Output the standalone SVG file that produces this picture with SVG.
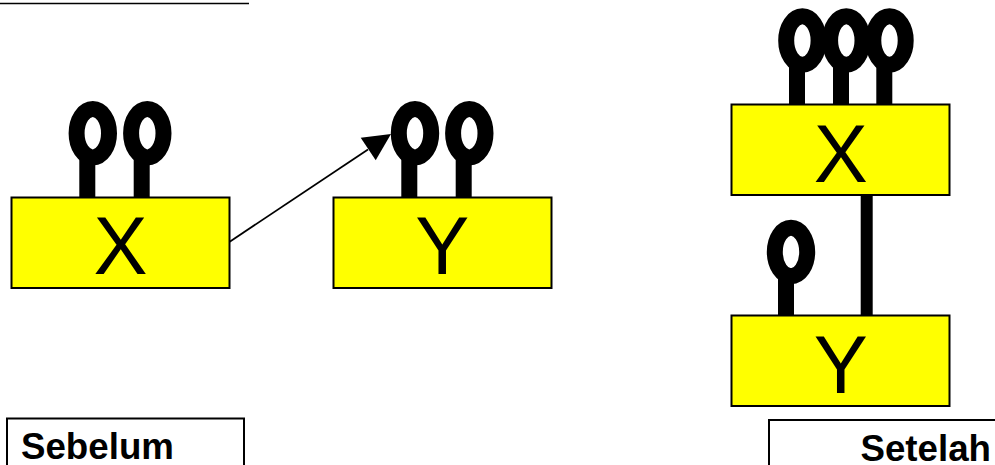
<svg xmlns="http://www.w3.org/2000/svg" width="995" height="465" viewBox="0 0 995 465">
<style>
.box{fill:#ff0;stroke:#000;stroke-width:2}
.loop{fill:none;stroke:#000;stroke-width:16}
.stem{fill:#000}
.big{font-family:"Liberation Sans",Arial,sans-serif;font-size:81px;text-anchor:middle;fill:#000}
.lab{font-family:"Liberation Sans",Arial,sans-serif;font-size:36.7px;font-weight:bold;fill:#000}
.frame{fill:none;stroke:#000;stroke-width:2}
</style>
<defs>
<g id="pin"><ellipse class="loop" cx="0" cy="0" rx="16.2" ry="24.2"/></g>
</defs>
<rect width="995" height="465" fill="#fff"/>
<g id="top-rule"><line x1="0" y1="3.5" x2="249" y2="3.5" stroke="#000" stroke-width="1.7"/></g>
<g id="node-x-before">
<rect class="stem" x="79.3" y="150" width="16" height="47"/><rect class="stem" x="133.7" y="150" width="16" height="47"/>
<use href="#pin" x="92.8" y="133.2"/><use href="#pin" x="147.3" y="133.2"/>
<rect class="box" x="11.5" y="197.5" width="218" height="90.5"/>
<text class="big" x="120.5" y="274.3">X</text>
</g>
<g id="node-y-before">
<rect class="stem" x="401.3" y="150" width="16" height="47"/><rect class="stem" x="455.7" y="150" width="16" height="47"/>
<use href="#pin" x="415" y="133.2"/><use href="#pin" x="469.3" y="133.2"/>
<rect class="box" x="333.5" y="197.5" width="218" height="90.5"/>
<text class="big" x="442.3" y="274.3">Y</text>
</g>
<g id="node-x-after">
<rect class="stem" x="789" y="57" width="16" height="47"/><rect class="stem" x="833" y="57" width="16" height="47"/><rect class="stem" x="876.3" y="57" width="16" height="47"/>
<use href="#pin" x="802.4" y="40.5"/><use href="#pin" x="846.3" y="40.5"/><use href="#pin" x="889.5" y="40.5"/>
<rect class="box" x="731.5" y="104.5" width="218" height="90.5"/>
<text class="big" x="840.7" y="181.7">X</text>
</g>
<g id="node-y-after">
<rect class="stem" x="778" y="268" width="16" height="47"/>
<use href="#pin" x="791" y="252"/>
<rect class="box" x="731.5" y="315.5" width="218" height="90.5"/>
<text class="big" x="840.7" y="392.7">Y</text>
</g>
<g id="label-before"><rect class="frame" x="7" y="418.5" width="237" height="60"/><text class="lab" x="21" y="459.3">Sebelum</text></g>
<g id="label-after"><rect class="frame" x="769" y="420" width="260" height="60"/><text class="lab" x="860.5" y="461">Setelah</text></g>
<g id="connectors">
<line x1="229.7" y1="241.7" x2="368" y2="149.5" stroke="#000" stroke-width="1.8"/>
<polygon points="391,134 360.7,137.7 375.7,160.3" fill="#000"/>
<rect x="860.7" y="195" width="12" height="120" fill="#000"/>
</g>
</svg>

WHAT IS ASKED
Reproduce the full material exactly, excluding the pictures.

REPLY TO THE EXERCISE
Output the standalone SVG file that produces this picture with SVG.
<svg xmlns="http://www.w3.org/2000/svg" width="995" height="465" viewBox="0 0 995 465">
<style>
.box{fill:#ff0;stroke:#000;stroke-width:2}
.loop{fill:none;stroke:#000;stroke-width:16}
.stem{fill:#000}
.big{font-family:"Liberation Sans",Arial,sans-serif;font-size:81px;text-anchor:middle;fill:#000}
.lab{font-family:"Liberation Sans",Arial,sans-serif;font-size:36.7px;font-weight:bold;fill:#000}
.frame{fill:none;stroke:#000;stroke-width:2}
</style>
<defs>
<g id="pin"><ellipse class="loop" cx="0" cy="0" rx="16.2" ry="24.2"/></g>
</defs>
<rect width="995" height="465" fill="#fff"/>
<g id="top-rule"><line x1="0" y1="3.5" x2="249" y2="3.5" stroke="#000" stroke-width="1.7"/></g>
<g id="node-x-before">
<rect class="stem" x="79.3" y="150" width="16" height="47"/><rect class="stem" x="133.7" y="150" width="16" height="47"/>
<use href="#pin" x="92.8" y="133.2"/><use href="#pin" x="147.3" y="133.2"/>
<rect class="box" x="11.5" y="197.5" width="218" height="90.5"/>
<text class="big" x="120.5" y="274.3">X</text>
</g>
<g id="node-y-before">
<rect class="stem" x="401.3" y="150" width="16" height="47"/><rect class="stem" x="455.7" y="150" width="16" height="47"/>
<use href="#pin" x="415" y="133.2"/><use href="#pin" x="469.3" y="133.2"/>
<rect class="box" x="333.5" y="197.5" width="218" height="90.5"/>
<text class="big" x="442.3" y="274.3">Y</text>
</g>
<g id="node-x-after">
<rect class="stem" x="789" y="57" width="16" height="47"/><rect class="stem" x="833" y="57" width="16" height="47"/><rect class="stem" x="876.3" y="57" width="16" height="47"/>
<use href="#pin" x="802.4" y="40.5"/><use href="#pin" x="846.3" y="40.5"/><use href="#pin" x="889.5" y="40.5"/>
<rect class="box" x="731.5" y="104.5" width="218" height="90.5"/>
<text class="big" x="840.7" y="181.7">X</text>
</g>
<g id="node-y-after">
<rect class="stem" x="778" y="268" width="16" height="47"/>
<use href="#pin" x="791" y="252"/>
<rect class="box" x="731.5" y="315.5" width="218" height="90.5"/>
<text class="big" x="840.7" y="392.7">Y</text>
</g>
<g id="label-before"><rect class="frame" x="7" y="418.5" width="237" height="60"/><text class="lab" x="21" y="459.3">Sebelum</text></g>
<g id="label-after"><rect class="frame" x="769" y="420" width="260" height="60"/><text class="lab" x="860.5" y="461">Setelah</text></g>
<g id="connectors">
<line x1="229.7" y1="241.7" x2="368" y2="149.5" stroke="#000" stroke-width="1.8"/>
<polygon points="391,134 360.7,137.7 375.7,160.3" fill="#000"/>
<rect x="860.7" y="195" width="12" height="120" fill="#000"/>
</g>
</svg>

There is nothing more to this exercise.